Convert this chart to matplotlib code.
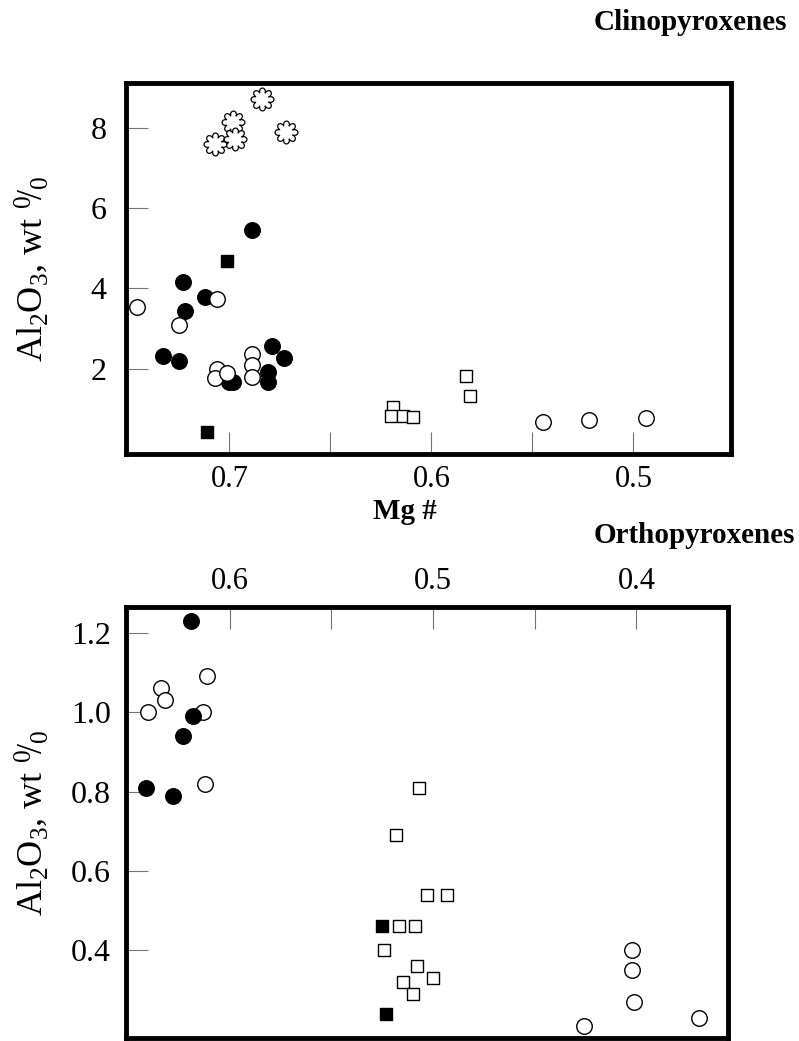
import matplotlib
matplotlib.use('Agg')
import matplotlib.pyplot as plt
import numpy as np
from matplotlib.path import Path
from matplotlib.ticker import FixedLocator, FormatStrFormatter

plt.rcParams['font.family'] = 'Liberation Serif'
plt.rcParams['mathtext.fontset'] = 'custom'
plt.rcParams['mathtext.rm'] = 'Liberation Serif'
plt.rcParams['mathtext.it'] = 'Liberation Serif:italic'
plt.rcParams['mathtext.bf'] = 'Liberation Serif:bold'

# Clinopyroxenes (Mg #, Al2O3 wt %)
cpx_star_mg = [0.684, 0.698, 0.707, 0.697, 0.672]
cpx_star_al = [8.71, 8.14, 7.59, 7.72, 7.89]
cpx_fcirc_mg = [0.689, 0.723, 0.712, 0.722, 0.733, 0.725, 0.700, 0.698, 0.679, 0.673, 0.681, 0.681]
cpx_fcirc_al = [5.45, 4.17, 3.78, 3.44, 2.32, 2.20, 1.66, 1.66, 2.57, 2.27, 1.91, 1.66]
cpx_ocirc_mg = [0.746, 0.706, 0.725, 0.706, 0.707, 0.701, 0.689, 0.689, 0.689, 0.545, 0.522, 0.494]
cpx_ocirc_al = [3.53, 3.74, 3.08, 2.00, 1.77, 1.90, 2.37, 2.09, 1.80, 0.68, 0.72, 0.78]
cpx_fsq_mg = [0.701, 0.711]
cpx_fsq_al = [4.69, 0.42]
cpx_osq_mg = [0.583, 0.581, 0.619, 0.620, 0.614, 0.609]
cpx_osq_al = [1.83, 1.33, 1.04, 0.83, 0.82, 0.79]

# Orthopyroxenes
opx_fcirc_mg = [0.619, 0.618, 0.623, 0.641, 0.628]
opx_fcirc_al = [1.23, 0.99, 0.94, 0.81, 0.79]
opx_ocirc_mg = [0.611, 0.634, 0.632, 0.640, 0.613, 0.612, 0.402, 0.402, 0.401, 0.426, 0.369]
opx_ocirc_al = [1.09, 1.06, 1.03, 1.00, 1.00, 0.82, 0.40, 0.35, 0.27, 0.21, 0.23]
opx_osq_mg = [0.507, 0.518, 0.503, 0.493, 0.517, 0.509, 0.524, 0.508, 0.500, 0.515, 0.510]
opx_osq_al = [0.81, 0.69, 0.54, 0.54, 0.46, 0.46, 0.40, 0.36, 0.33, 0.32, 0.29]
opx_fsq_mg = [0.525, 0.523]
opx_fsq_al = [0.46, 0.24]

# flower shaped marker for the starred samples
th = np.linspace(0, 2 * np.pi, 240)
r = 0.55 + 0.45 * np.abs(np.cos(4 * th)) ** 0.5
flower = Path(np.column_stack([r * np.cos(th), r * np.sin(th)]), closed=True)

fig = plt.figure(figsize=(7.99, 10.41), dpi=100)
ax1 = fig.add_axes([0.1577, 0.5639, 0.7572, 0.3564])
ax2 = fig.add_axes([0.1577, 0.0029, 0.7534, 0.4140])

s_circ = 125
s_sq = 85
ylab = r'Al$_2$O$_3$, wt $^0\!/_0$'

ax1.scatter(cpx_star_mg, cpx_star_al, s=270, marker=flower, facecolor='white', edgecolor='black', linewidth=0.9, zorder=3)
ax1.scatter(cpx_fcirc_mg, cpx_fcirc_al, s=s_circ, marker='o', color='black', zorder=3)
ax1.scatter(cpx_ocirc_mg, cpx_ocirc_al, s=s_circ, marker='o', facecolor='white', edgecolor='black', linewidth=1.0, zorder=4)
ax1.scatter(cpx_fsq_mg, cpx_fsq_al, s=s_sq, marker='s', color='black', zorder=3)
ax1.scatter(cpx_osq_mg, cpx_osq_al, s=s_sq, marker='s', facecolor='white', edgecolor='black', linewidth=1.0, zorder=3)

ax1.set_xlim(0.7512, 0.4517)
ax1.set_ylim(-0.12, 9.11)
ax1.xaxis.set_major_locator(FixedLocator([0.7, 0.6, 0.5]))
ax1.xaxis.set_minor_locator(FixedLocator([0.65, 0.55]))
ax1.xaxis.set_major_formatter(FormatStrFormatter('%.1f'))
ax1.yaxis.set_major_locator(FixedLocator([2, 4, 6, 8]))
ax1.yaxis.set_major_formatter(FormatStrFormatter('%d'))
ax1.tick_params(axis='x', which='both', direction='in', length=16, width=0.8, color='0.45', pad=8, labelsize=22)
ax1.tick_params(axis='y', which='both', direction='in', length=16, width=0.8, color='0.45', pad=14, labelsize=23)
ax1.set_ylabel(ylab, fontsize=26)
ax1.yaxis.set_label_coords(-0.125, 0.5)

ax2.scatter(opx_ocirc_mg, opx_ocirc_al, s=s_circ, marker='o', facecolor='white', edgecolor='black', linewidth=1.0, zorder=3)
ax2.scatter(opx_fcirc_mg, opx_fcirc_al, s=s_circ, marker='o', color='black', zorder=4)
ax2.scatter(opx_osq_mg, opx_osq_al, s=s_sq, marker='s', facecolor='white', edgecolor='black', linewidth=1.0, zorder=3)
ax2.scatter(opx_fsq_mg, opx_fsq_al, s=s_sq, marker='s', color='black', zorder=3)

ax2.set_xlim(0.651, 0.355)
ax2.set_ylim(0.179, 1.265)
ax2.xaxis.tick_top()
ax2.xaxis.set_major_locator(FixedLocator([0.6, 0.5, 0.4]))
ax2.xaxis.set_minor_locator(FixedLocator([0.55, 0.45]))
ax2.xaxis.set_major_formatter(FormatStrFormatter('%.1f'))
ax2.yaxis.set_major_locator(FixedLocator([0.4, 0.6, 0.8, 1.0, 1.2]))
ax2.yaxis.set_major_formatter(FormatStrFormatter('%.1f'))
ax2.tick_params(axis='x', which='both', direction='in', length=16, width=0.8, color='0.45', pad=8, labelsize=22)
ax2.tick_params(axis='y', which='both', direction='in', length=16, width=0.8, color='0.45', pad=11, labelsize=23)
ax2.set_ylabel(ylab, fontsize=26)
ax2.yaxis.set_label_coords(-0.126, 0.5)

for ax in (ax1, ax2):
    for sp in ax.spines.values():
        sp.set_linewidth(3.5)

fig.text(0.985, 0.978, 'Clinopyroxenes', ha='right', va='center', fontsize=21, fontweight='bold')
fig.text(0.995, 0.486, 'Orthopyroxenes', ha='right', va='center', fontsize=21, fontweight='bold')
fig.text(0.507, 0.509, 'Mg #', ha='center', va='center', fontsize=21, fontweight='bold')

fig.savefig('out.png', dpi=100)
::::
# Problem details
Set every line down exactly as written, leaving each picture out.

# Reply to the task
Convert this chart to matplotlib code.
import matplotlib
matplotlib.use('Agg')
import matplotlib.pyplot as plt
import numpy as np
from matplotlib.path import Path
from matplotlib.ticker import FixedLocator, FormatStrFormatter

plt.rcParams['font.family'] = 'Liberation Serif'
plt.rcParams['mathtext.fontset'] = 'custom'
plt.rcParams['mathtext.rm'] = 'Liberation Serif'
plt.rcParams['mathtext.it'] = 'Liberation Serif:italic'
plt.rcParams['mathtext.bf'] = 'Liberation Serif:bold'

# Clinopyroxenes (Mg #, Al2O3 wt %)
cpx_star_mg = [0.684, 0.698, 0.707, 0.697, 0.672]
cpx_star_al = [8.71, 8.14, 7.59, 7.72, 7.89]
cpx_fcirc_mg = [0.689, 0.723, 0.712, 0.722, 0.733, 0.725, 0.700, 0.698, 0.679, 0.673, 0.681, 0.681]
cpx_fcirc_al = [5.45, 4.17, 3.78, 3.44, 2.32, 2.20, 1.66, 1.66, 2.57, 2.27, 1.91, 1.66]
cpx_ocirc_mg = [0.746, 0.706, 0.725, 0.706, 0.707, 0.701, 0.689, 0.689, 0.689, 0.545, 0.522, 0.494]
cpx_ocirc_al = [3.53, 3.74, 3.08, 2.00, 1.77, 1.90, 2.37, 2.09, 1.80, 0.68, 0.72, 0.78]
cpx_fsq_mg = [0.701, 0.711]
cpx_fsq_al = [4.69, 0.42]
cpx_osq_mg = [0.583, 0.581, 0.619, 0.620, 0.614, 0.609]
cpx_osq_al = [1.83, 1.33, 1.04, 0.83, 0.82, 0.79]

# Orthopyroxenes
opx_fcirc_mg = [0.619, 0.618, 0.623, 0.641, 0.628]
opx_fcirc_al = [1.23, 0.99, 0.94, 0.81, 0.79]
opx_ocirc_mg = [0.611, 0.634, 0.632, 0.640, 0.613, 0.612, 0.402, 0.402, 0.401, 0.426, 0.369]
opx_ocirc_al = [1.09, 1.06, 1.03, 1.00, 1.00, 0.82, 0.40, 0.35, 0.27, 0.21, 0.23]
opx_osq_mg = [0.507, 0.518, 0.503, 0.493, 0.517, 0.509, 0.524, 0.508, 0.500, 0.515, 0.510]
opx_osq_al = [0.81, 0.69, 0.54, 0.54, 0.46, 0.46, 0.40, 0.36, 0.33, 0.32, 0.29]
opx_fsq_mg = [0.525, 0.523]
opx_fsq_al = [0.46, 0.24]

# flower shaped marker for the starred samples
th = np.linspace(0, 2 * np.pi, 240)
r = 0.55 + 0.45 * np.abs(np.cos(4 * th)) ** 0.5
flower = Path(np.column_stack([r * np.cos(th), r * np.sin(th)]), closed=True)

fig = plt.figure(figsize=(7.99, 10.41), dpi=100)
ax1 = fig.add_axes([0.1577, 0.5639, 0.7572, 0.3564])
ax2 = fig.add_axes([0.1577, 0.0029, 0.7534, 0.4140])

s_circ = 125
s_sq = 85
ylab = r'Al$_2$O$_3$, wt $^0\!/_0$'

ax1.scatter(cpx_star_mg, cpx_star_al, s=270, marker=flower, facecolor='white', edgecolor='black', linewidth=0.9, zorder=3)
ax1.scatter(cpx_fcirc_mg, cpx_fcirc_al, s=s_circ, marker='o', color='black', zorder=3)
ax1.scatter(cpx_ocirc_mg, cpx_ocirc_al, s=s_circ, marker='o', facecolor='white', edgecolor='black', linewidth=1.0, zorder=4)
ax1.scatter(cpx_fsq_mg, cpx_fsq_al, s=s_sq, marker='s', color='black', zorder=3)
ax1.scatter(cpx_osq_mg, cpx_osq_al, s=s_sq, marker='s', facecolor='white', edgecolor='black', linewidth=1.0, zorder=3)

ax1.set_xlim(0.7512, 0.4517)
ax1.set_ylim(-0.12, 9.11)
ax1.xaxis.set_major_locator(FixedLocator([0.7, 0.6, 0.5]))
ax1.xaxis.set_minor_locator(FixedLocator([0.65, 0.55]))
ax1.xaxis.set_major_formatter(FormatStrFormatter('%.1f'))
ax1.yaxis.set_major_locator(FixedLocator([2, 4, 6, 8]))
ax1.yaxis.set_major_formatter(FormatStrFormatter('%d'))
ax1.tick_params(axis='x', which='both', direction='in', length=16, width=0.8, color='0.45', pad=8, labelsize=22)
ax1.tick_params(axis='y', which='both', direction='in', length=16, width=0.8, color='0.45', pad=14, labelsize=23)
ax1.set_ylabel(ylab, fontsize=26)
ax1.yaxis.set_label_coords(-0.125, 0.5)

ax2.scatter(opx_ocirc_mg, opx_ocirc_al, s=s_circ, marker='o', facecolor='white', edgecolor='black', linewidth=1.0, zorder=3)
ax2.scatter(opx_fcirc_mg, opx_fcirc_al, s=s_circ, marker='o', color='black', zorder=4)
ax2.scatter(opx_osq_mg, opx_osq_al, s=s_sq, marker='s', facecolor='white', edgecolor='black', linewidth=1.0, zorder=3)
ax2.scatter(opx_fsq_mg, opx_fsq_al, s=s_sq, marker='s', color='black', zorder=3)

ax2.set_xlim(0.651, 0.355)
ax2.set_ylim(0.179, 1.265)
ax2.xaxis.tick_top()
ax2.xaxis.set_major_locator(FixedLocator([0.6, 0.5, 0.4]))
ax2.xaxis.set_minor_locator(FixedLocator([0.55, 0.45]))
ax2.xaxis.set_major_formatter(FormatStrFormatter('%.1f'))
ax2.yaxis.set_major_locator(FixedLocator([0.4, 0.6, 0.8, 1.0, 1.2]))
ax2.yaxis.set_major_formatter(FormatStrFormatter('%.1f'))
ax2.tick_params(axis='x', which='both', direction='in', length=16, width=0.8, color='0.45', pad=8, labelsize=22)
ax2.tick_params(axis='y', which='both', direction='in', length=16, width=0.8, color='0.45', pad=11, labelsize=23)
ax2.set_ylabel(ylab, fontsize=26)
ax2.yaxis.set_label_coords(-0.126, 0.5)

for ax in (ax1, ax2):
    for sp in ax.spines.values():
        sp.set_linewidth(3.5)

fig.text(0.985, 0.978, 'Clinopyroxenes', ha='right', va='center', fontsize=21, fontweight='bold')
fig.text(0.995, 0.486, 'Orthopyroxenes', ha='right', va='center', fontsize=21, fontweight='bold')
fig.text(0.507, 0.509, 'Mg #', ha='center', va='center', fontsize=21, fontweight='bold')

fig.savefig('out.png', dpi=100)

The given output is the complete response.